Third quarter GDP figures released late last year confirmed that New Zealand crawled its way out of recession through the middle of 2009. Economic activity expanded by 0.2% in both the June and September quarters (the June quarter was revised up from the previously reported 0.1%). Even so, economic and business conditions probably ‘felt’ worse than at anytime during the recession, as we estimate that the level of activity hit its lowest point relative to its trend in the September quarter.

As we head into 2010, our positive outlook for growth remains unchanged. If anything, we have gained more confidence in our view. The healing process in the global environment has continued over the past few months, as reflected in the continued upward revisions to growth for our major trading partners. While the risks and uncertainties remain large, particularly amongst the developed world, the good news for NZ is that China is now the global growth powerhouse, pulling South-East Asia, Australia and the resource economies with it. So after contracting by an estimated 0.8% in calendar 2009, we expect world GDP growth to expand by 3%+ in 2010.
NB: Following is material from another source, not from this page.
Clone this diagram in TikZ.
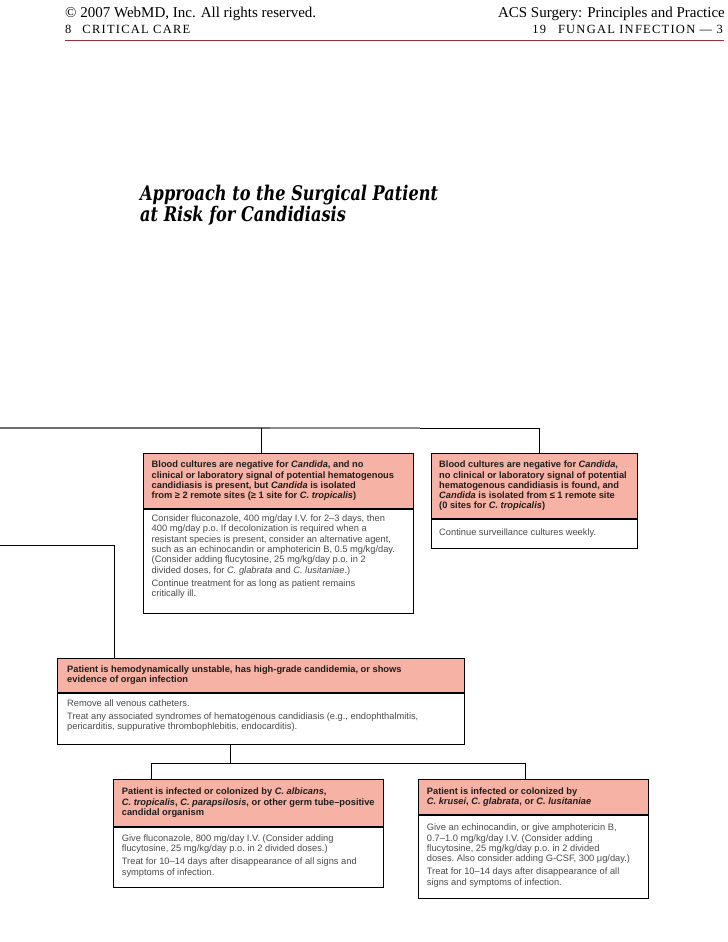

Domestically, the economic indicators are also telling a convincing story of recovery. The very low level of construction activity in the September quarter and the gains in building consents to date (up 45% since January) suggest the construction sector, along with the goods producing sector, will make a strong contribution to economic growth in 2010. Indeed, the impending return to double-digit house price inflation is likely to be an additional shot in the arm developers and builders need to dive back in.